* START DATASET RECORDS *
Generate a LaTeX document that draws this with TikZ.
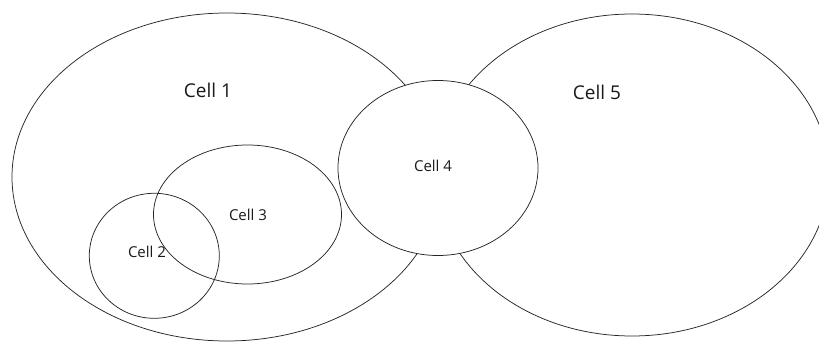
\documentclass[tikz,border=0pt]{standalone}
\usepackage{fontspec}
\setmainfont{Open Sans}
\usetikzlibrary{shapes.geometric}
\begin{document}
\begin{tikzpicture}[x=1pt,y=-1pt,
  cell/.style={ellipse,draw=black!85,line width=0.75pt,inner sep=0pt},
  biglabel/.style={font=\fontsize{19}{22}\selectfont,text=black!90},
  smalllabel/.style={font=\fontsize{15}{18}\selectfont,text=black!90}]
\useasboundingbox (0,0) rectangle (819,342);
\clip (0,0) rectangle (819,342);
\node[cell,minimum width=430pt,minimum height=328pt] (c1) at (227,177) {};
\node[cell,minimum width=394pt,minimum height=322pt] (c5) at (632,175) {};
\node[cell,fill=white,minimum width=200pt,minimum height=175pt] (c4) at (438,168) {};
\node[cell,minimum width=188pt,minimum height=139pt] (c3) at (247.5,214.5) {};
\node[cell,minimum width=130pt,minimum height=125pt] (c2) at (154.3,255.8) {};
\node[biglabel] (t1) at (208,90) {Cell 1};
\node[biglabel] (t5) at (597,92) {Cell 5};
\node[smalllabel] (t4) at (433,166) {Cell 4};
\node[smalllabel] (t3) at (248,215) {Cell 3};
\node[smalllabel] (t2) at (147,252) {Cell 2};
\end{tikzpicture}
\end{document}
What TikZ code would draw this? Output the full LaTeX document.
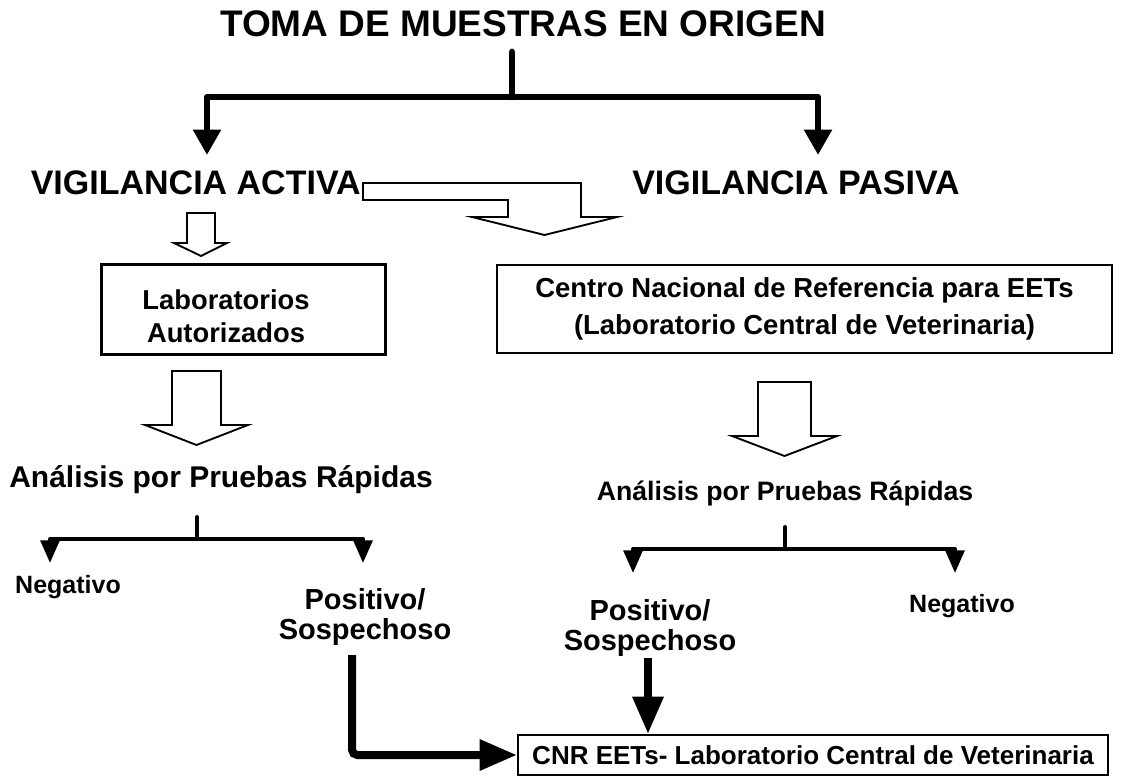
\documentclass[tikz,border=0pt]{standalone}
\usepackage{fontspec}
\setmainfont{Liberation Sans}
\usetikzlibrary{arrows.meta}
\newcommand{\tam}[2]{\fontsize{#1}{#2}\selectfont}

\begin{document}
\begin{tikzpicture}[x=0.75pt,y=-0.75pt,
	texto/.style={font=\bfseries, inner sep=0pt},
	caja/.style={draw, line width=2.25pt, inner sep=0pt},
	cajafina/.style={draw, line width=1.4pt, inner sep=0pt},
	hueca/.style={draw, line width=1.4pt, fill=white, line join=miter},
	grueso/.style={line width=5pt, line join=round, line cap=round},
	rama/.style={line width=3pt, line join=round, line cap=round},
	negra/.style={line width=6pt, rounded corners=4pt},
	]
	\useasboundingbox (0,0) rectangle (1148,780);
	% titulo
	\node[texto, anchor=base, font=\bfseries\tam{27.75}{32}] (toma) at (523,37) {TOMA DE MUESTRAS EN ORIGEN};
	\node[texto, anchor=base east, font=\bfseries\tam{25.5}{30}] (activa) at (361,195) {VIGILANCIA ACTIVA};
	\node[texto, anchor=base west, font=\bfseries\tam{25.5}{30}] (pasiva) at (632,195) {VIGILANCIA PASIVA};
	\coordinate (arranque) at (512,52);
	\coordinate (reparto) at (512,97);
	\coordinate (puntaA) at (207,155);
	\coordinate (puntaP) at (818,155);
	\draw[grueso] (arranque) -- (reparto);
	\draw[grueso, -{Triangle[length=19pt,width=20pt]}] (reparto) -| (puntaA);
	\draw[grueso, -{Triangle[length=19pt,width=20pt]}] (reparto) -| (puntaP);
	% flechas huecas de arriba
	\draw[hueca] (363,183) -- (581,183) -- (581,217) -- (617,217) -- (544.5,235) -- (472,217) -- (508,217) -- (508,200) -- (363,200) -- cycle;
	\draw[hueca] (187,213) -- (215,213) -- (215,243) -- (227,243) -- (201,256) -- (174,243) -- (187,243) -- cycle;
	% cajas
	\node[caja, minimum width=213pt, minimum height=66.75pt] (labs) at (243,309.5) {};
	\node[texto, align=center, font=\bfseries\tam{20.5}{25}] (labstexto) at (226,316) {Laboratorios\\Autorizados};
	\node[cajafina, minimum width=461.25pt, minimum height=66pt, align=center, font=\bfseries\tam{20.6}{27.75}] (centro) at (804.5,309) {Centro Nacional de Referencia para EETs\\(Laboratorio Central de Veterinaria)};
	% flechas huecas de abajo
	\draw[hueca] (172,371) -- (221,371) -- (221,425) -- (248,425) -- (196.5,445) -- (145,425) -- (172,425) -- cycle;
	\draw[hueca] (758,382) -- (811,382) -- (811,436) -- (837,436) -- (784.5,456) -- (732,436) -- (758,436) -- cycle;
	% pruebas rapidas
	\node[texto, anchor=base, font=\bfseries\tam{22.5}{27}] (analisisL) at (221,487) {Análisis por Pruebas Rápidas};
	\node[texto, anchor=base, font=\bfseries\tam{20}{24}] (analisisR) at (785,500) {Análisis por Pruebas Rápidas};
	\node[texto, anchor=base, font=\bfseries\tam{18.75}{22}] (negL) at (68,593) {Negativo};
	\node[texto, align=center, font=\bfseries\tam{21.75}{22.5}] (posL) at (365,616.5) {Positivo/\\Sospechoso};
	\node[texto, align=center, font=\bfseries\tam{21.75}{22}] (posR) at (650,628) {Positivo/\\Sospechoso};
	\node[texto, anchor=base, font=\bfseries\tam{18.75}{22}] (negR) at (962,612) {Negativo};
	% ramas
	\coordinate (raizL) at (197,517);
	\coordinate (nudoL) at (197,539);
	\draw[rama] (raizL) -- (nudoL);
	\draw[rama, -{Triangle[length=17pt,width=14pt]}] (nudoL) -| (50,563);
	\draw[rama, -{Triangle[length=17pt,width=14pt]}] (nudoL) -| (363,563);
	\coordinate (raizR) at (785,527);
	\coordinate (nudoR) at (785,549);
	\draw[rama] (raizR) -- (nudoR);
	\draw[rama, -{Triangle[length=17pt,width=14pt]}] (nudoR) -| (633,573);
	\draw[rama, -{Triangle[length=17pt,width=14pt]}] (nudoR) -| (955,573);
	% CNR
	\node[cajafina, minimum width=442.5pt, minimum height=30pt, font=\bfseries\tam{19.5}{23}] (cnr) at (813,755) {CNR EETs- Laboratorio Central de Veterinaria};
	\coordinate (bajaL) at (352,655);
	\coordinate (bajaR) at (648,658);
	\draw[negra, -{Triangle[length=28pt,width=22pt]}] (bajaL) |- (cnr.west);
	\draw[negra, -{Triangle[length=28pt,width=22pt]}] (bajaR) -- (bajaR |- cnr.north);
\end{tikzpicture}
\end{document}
* END DATASET RECORDS *
◆ **JOB**
Reproduce every entry exactly, but omit each picture.

◆ **CORRECT OUTPUT**
Generate a LaTeX document that draws this with TikZ.
\documentclass[tikz,border=0pt]{standalone}
\usepackage{fontspec}
\setmainfont{Open Sans}
\usetikzlibrary{shapes.geometric}
\begin{document}
\begin{tikzpicture}[x=1pt,y=-1pt,
  cell/.style={ellipse,draw=black!85,line width=0.75pt,inner sep=0pt},
  biglabel/.style={font=\fontsize{19}{22}\selectfont,text=black!90},
  smalllabel/.style={font=\fontsize{15}{18}\selectfont,text=black!90}]
\useasboundingbox (0,0) rectangle (819,342);
\clip (0,0) rectangle (819,342);
\node[cell,minimum width=430pt,minimum height=328pt] (c1) at (227,177) {};
\node[cell,minimum width=394pt,minimum height=322pt] (c5) at (632,175) {};
\node[cell,fill=white,minimum width=200pt,minimum height=175pt] (c4) at (438,168) {};
\node[cell,minimum width=188pt,minimum height=139pt] (c3) at (247.5,214.5) {};
\node[cell,minimum width=130pt,minimum height=125pt] (c2) at (154.3,255.8) {};
\node[biglabel] (t1) at (208,90) {Cell 1};
\node[biglabel] (t5) at (597,92) {Cell 5};
\node[smalllabel] (t4) at (433,166) {Cell 4};
\node[smalllabel] (t3) at (248,215) {Cell 3};
\node[smalllabel] (t2) at (147,252) {Cell 2};
\end{tikzpicture}
\end{document}
What TikZ code would draw this? Output the full LaTeX document.
\documentclass[tikz,border=0pt]{standalone}
\usepackage{fontspec}
\setmainfont{Liberation Sans}
\usetikzlibrary{arrows.meta}
\newcommand{\tam}[2]{\fontsize{#1}{#2}\selectfont}

\begin{document}
\begin{tikzpicture}[x=0.75pt,y=-0.75pt,
	texto/.style={font=\bfseries, inner sep=0pt},
	caja/.style={draw, line width=2.25pt, inner sep=0pt},
	cajafina/.style={draw, line width=1.4pt, inner sep=0pt},
	hueca/.style={draw, line width=1.4pt, fill=white, line join=miter},
	grueso/.style={line width=5pt, line join=round, line cap=round},
	rama/.style={line width=3pt, line join=round, line cap=round},
	negra/.style={line width=6pt, rounded corners=4pt},
	]
	\useasboundingbox (0,0) rectangle (1148,780);
	% titulo
	\node[texto, anchor=base, font=\bfseries\tam{27.75}{32}] (toma) at (523,37) {TOMA DE MUESTRAS EN ORIGEN};
	\node[texto, anchor=base east, font=\bfseries\tam{25.5}{30}] (activa) at (361,195) {VIGILANCIA ACTIVA};
	\node[texto, anchor=base west, font=\bfseries\tam{25.5}{30}] (pasiva) at (632,195) {VIGILANCIA PASIVA};
	\coordinate (arranque) at (512,52);
	\coordinate (reparto) at (512,97);
	\coordinate (puntaA) at (207,155);
	\coordinate (puntaP) at (818,155);
	\draw[grueso] (arranque) -- (reparto);
	\draw[grueso, -{Triangle[length=19pt,width=20pt]}] (reparto) -| (puntaA);
	\draw[grueso, -{Triangle[length=19pt,width=20pt]}] (reparto) -| (puntaP);
	% flechas huecas de arriba
	\draw[hueca] (363,183) -- (581,183) -- (581,217) -- (617,217) -- (544.5,235) -- (472,217) -- (508,217) -- (508,200) -- (363,200) -- cycle;
	\draw[hueca] (187,213) -- (215,213) -- (215,243) -- (227,243) -- (201,256) -- (174,243) -- (187,243) -- cycle;
	% cajas
	\node[caja, minimum width=213pt, minimum height=66.75pt] (labs) at (243,309.5) {};
	\node[texto, align=center, font=\bfseries\tam{20.5}{25}] (labstexto) at (226,316) {Laboratorios\\Autorizados};
	\node[cajafina, minimum width=461.25pt, minimum height=66pt, align=center, font=\bfseries\tam{20.6}{27.75}] (centro) at (804.5,309) {Centro Nacional de Referencia para EETs\\(Laboratorio Central de Veterinaria)};
	% flechas huecas de abajo
	\draw[hueca] (172,371) -- (221,371) -- (221,425) -- (248,425) -- (196.5,445) -- (145,425) -- (172,425) -- cycle;
	\draw[hueca] (758,382) -- (811,382) -- (811,436) -- (837,436) -- (784.5,456) -- (732,436) -- (758,436) -- cycle;
	% pruebas rapidas
	\node[texto, anchor=base, font=\bfseries\tam{22.5}{27}] (analisisL) at (221,487) {Análisis por Pruebas Rápidas};
	\node[texto, anchor=base, font=\bfseries\tam{20}{24}] (analisisR) at (785,500) {Análisis por Pruebas Rápidas};
	\node[texto, anchor=base, font=\bfseries\tam{18.75}{22}] (negL) at (68,593) {Negativo};
	\node[texto, align=center, font=\bfseries\tam{21.75}{22.5}] (posL) at (365,616.5) {Positivo/\\Sospechoso};
	\node[texto, align=center, font=\bfseries\tam{21.75}{22}] (posR) at (650,628) {Positivo/\\Sospechoso};
	\node[texto, anchor=base, font=\bfseries\tam{18.75}{22}] (negR) at (962,612) {Negativo};
	% ramas
	\coordinate (raizL) at (197,517);
	\coordinate (nudoL) at (197,539);
	\draw[rama] (raizL) -- (nudoL);
	\draw[rama, -{Triangle[length=17pt,width=14pt]}] (nudoL) -| (50,563);
	\draw[rama, -{Triangle[length=17pt,width=14pt]}] (nudoL) -| (363,563);
	\coordinate (raizR) at (785,527);
	\coordinate (nudoR) at (785,549);
	\draw[rama] (raizR) -- (nudoR);
	\draw[rama, -{Triangle[length=17pt,width=14pt]}] (nudoR) -| (633,573);
	\draw[rama, -{Triangle[length=17pt,width=14pt]}] (nudoR) -| (955,573);
	% CNR
	\node[cajafina, minimum width=442.5pt, minimum height=30pt, font=\bfseries\tam{19.5}{23}] (cnr) at (813,755) {CNR EETs- Laboratorio Central de Veterinaria};
	\coordinate (bajaL) at (352,655);
	\coordinate (bajaR) at (648,658);
	\draw[negra, -{Triangle[length=28pt,width=22pt]}] (bajaL) |- (cnr.west);
	\draw[negra, -{Triangle[length=28pt,width=22pt]}] (bajaR) -- (bajaR |- cnr.north);
\end{tikzpicture}
\end{document}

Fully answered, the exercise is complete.